Les membres du jury sont aussi des individus, et plus que la subjectivité évidente de chacun, ce qui frappe c'est la manifestation des egos. Les discussions entre ces professionnels du monde du cinéma font ressortir les désirs de chacun, la discrétion de certains, et le besoin de convaincre des autres. Le montage entre le passage des candidats et les réactions en délibération montrent aussi leur capacité à être touchés par autre chose que des compétences : « une bouffée de fraicheur », « elle est touchante ». Des commentaires choisis consciemment par la réalisatrice et prononcés par un jury majoritairement masculin sur certaines candidates feront sourire le spectateur, ou grincer des dents, c'est selon.

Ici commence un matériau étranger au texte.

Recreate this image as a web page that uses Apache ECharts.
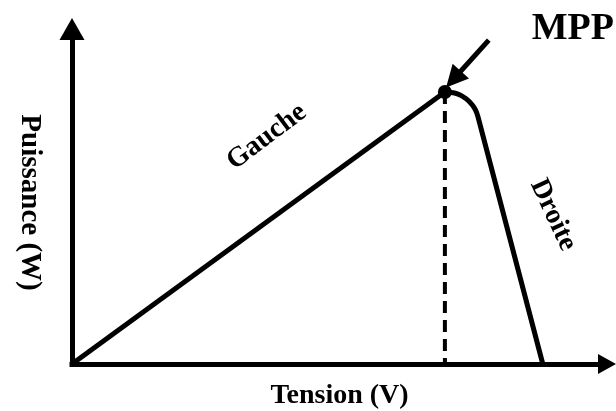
<!DOCTYPE html>
<html>
<head>
<meta charset="utf-8">
<script src="https://cdn.jsdelivr.net/npm/echarts@6/dist/echarts.min.js"></script>
<style>
  html, body { margin: 0; padding: 0; background: #fff; }
  #chart { width: 616px; height: 411px; }
</style>
</head>
<body>
<div id="chart"></div>
<script>
// courbe P(V) schematique, valeurs relatives (0..100)
const gaucheX = [0, 69.7]
const gaucheY = [0, 81.2]
const droiteX = [69.7, 71.5, 73, 74.3, 75.3, 75.9, 88]
const droiteY = [81.2, 80.9, 79.9, 78.3, 76.2, 73.7, 0]
const mppX = 69.7
const mppY = 81.2
const arrowFrom = [77.9, 96.7]
const arrowTo = [71.3, 85.0]
const labelPos = { Gauche: [36.4, 67.8], Droite: [89.9, 44.5] }

const serif = '"Liberation Serif", "Times New Roman", serif'
const chart = echarts.init(document.getElementById('chart'))

const pairs = (xs, ys) => xs.map((x, i) => [x, ys[i]])

chart.setOption({
  backgroundColor: '#fff',
  animation: false,
  title: {
    text: 'MPP',
    right: 2,
    top: 10,
    padding: 0,
    textStyle: { fontFamily: serif, fontWeight: 'bold', fontSize: 38, color: '#000' }
  },
  grid: { left: 72, right: 9, top: 29, bottom: 47, containLabel: false, outerBoundsMode: 'none' },
  xAxis: {
    type: 'value',
    min: 0,
    max: 100,
    name: 'Tension (V)',
    nameLocation: 'middle',
    nameGap: 18,
    nameTextStyle: { fontFamily: serif, fontWeight: 'bold', fontSize: 28, color: '#000' },
    axisLine: {
      lineStyle: { color: '#000', width: 5, cap: 'square' },
      symbol: ['none', 'triangle'],
      symbolSize: [20, 18]
    },
    axisTick: { show: false },
    axisLabel: { show: false },
    splitLine: { show: false }
  },
  yAxis: {
    type: 'value',
    min: 0,
    max: 100,
    name: 'Puissance (W)',
    nameLocation: 'middle',
    nameRotate: -90,
    nameGap: 28,
    nameTextStyle: { fontFamily: serif, fontWeight: 'bold', fontSize: 29, color: '#000', padding: [0, 0, 0, 12] },
    axisLine: {
      show: true,
      lineStyle: { color: '#000', width: 5, cap: 'square' },
      symbol: ['none', 'triangle'],
      symbolSize: [25, 22]
    },
    axisTick: { show: false },
    axisLabel: { show: false },
    splitLine: { show: false }
  },
  series: [
    {
      name: 'Gauche',
      type: 'line',
      data: pairs(gaucheX, gaucheY),
      showSymbol: false,
      lineStyle: { color: '#000', width: 5 }
    },
    {
      name: 'Droite',
      type: 'line',
      data: pairs(droiteX, droiteY),
      smooth: 0.5,
      showSymbol: false,
      lineStyle: { color: '#000', width: 5 }
    },
    {
      name: 'Vmpp',
      type: 'line',
      data: [[mppX, mppY], [mppX, 0]],
      showSymbol: false,
      lineStyle: { color: '#000', width: 4, type: [12, 7] }
    },
    {
      name: 'MPP',
      type: 'scatter',
      data: [[mppX, mppY]],
      symbolSize: 14,
      itemStyle: { color: '#000', opacity: 1 },
      z: 5
    },
    {
      name: 'fleche',
      type: 'lines',
      coordinateSystem: 'cartesian2d',
      symbol: ['none', 'triangle'],
      symbolSize: [26, 22],
      lineStyle: { color: '#000', width: 5, opacity: 1 },
      data: [{ coords: [arrowFrom, arrowTo] }],
      z: 5
    },
    {
      name: 'labels',
      type: 'scatter',
      symbolSize: 0,
      itemStyle: { color: '#000', opacity: 1 },
      data: [
        { name: 'Gauche', value: labelPos.Gauche, label: { rotate: 37 } },
        { name: 'Droite', value: labelPos.Droite, label: { rotate: -65 } }
      ],
      label: {
        show: true,
        position: 'inside',
        formatter: p => p.name,
        fontFamily: serif,
        fontWeight: 'bold',
        fontSize: 28,
        color: '#000',
        textBorderWidth: 0,
        opacity: 1
      }
    }
  ]
})
</script>
</body>
</html>
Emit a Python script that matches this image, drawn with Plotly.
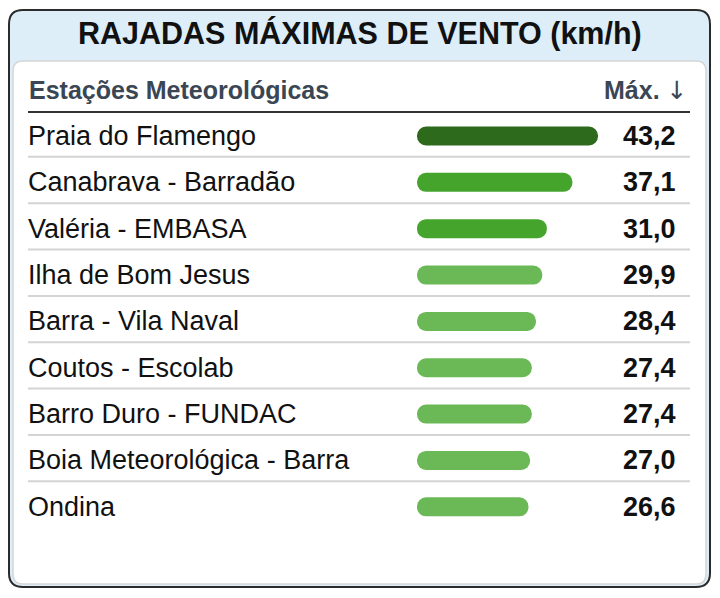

Les moments d’interaction entre les deux générations lors des oraux, scènes de séduction ou arène de combat, sont des moments difficiles à regarder tant l’empathie nous gagne. L’identification est naturelle, d’un côté ou de l’autre de la table, pour tous ceux qui ont déjà été confrontés à l’exercice d’un concours. Naît une forme de poésie naturaliste provoquée par un mélange de naïveté et de stress face à la bienveillance et l’écoute des professionnels. Puis le rapport de force se renverse lorsque le jury délibère ensuite : arguments spécieux, déraillement de la grille de lecture, grandes tirades sur la justice... Comme si tout était sous contrôle. Mais c’est alors le jury qui se sent fébrile, parfois impuissant face aux résultats. Arrivent enfin les résultats définitifs et le constat, lors de la séance de portraits photos des heureux élus, que ça aurait pu être d’autres à leur place. Mais les absents ont disparu du documentaire, dont la réalité cinématographique n’existe que dans l’enceinte de l’école.